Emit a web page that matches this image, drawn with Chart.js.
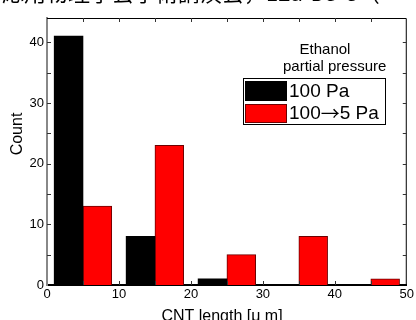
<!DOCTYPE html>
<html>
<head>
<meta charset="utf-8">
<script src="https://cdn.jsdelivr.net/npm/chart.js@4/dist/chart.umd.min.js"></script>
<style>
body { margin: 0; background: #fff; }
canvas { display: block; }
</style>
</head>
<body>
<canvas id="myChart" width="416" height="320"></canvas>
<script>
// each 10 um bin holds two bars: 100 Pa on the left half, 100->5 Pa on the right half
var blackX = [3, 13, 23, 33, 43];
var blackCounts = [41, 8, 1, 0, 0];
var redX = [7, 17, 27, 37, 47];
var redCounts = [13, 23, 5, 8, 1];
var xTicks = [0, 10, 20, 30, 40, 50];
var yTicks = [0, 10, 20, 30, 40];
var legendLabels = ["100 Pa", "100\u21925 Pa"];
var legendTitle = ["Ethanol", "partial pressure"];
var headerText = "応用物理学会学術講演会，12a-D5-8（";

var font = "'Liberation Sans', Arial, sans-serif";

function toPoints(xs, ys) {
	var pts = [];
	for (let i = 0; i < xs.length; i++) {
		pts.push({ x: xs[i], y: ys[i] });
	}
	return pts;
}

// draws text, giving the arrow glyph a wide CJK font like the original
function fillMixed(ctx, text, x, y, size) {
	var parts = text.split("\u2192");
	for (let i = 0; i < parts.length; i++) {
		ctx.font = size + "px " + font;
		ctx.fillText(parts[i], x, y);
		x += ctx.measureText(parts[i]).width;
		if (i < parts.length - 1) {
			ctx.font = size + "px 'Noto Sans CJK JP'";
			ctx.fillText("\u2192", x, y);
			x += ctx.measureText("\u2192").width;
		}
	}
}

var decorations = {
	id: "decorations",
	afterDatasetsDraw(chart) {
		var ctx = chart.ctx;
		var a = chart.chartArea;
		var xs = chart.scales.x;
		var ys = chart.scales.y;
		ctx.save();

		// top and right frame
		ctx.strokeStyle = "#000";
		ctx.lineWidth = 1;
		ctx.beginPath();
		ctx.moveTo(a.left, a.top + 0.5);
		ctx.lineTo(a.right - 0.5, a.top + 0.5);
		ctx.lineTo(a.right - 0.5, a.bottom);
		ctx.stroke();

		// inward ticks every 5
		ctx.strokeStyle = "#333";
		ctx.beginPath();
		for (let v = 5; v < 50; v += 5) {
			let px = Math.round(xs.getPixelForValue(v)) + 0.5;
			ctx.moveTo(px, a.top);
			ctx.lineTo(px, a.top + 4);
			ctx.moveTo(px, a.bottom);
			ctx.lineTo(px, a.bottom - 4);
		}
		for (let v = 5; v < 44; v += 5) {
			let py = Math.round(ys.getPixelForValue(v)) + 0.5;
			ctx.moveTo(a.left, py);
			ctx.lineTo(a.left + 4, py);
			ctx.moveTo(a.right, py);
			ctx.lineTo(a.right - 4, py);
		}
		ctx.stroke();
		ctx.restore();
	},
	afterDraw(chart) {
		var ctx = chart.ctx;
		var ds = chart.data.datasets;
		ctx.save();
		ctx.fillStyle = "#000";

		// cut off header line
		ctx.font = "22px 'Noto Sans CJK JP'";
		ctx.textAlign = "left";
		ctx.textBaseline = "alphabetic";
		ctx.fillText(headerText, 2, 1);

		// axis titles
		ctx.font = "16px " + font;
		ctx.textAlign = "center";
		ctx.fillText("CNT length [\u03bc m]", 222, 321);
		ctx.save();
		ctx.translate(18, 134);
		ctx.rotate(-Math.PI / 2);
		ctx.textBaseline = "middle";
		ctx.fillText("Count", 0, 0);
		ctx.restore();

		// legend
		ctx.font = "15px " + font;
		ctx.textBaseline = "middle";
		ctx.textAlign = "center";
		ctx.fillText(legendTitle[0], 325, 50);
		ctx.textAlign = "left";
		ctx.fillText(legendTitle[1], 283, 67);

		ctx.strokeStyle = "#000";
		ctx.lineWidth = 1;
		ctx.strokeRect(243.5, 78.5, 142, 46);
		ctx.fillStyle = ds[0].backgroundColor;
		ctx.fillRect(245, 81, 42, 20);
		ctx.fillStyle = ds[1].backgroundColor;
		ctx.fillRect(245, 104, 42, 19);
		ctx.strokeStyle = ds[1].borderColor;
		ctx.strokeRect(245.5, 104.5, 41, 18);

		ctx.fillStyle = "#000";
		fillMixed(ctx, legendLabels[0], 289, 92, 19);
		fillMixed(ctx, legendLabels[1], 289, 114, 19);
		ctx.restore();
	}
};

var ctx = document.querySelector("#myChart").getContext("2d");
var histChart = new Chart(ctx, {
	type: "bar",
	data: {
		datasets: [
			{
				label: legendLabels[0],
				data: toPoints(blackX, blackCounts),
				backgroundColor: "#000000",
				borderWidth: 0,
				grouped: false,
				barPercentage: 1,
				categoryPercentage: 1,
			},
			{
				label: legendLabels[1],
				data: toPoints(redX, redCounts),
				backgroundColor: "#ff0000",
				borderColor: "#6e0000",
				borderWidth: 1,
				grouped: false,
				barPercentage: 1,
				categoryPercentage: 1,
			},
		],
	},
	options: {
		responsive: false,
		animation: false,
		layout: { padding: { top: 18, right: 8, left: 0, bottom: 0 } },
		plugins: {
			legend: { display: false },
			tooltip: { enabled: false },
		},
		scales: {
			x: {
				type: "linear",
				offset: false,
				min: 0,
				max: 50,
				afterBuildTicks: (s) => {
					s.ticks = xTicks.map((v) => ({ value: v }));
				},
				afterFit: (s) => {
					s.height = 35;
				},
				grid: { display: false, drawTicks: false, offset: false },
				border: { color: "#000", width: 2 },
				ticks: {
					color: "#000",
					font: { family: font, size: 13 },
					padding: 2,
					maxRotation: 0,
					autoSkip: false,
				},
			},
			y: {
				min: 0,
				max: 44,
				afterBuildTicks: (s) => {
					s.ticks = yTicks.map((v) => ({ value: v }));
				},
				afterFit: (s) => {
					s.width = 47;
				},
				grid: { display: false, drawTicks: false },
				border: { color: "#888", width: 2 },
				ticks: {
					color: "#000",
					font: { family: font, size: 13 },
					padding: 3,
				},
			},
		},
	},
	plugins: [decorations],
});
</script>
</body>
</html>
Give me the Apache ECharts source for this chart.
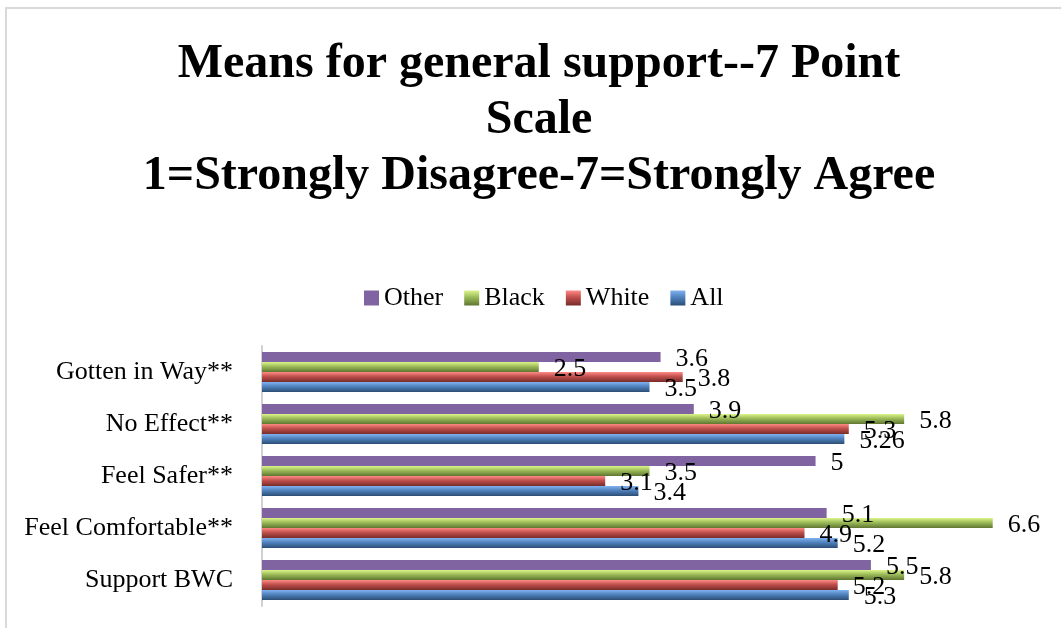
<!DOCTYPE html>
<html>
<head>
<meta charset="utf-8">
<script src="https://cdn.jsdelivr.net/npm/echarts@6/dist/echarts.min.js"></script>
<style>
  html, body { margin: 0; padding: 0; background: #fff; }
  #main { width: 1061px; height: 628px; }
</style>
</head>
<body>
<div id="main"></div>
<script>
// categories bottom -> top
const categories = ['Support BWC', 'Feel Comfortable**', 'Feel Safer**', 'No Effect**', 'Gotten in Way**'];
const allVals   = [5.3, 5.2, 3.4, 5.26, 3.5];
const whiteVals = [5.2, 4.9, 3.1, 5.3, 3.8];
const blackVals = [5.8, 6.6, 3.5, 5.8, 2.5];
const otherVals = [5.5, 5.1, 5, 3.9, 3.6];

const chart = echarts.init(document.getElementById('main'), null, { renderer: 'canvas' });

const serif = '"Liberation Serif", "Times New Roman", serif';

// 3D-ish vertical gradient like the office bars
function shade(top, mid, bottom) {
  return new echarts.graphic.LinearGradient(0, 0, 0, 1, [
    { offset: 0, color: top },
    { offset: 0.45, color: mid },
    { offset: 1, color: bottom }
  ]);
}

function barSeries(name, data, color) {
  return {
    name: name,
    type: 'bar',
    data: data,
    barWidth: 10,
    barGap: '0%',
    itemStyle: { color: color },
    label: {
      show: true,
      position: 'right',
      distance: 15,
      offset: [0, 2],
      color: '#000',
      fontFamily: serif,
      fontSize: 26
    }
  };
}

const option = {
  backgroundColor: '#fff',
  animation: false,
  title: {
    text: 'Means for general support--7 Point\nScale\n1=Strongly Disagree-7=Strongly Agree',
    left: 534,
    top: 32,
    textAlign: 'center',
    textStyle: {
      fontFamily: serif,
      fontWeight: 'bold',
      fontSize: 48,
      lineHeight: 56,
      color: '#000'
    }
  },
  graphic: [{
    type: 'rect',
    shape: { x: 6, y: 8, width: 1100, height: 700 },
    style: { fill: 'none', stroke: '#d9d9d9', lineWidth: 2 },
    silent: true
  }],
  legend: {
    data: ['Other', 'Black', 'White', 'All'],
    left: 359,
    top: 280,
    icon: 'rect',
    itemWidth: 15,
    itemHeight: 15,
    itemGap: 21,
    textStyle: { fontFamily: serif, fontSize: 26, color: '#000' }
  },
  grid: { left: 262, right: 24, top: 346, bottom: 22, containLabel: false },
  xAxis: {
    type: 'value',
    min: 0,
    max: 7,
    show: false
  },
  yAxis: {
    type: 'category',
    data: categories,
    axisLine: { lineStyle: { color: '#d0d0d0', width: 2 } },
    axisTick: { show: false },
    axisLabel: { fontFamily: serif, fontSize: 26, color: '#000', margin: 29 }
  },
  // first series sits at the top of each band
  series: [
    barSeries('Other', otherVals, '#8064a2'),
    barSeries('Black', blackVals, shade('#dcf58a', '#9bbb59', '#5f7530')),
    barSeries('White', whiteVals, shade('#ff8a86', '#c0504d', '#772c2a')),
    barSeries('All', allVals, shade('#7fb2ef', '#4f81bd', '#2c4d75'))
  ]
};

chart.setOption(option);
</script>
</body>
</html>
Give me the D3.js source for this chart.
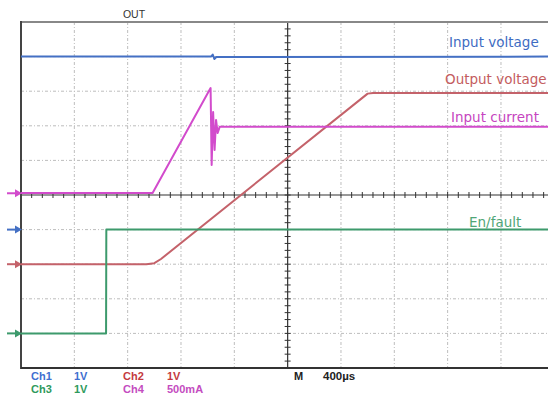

## Given request
Go over the data above and copy every line that has the word "this" in it.

## Answer to the task
Emit a web page that matches this image, drawn with Chart.js.
Give me the Apache ECharts source for this chart.
Give me the D3.js source for this chart.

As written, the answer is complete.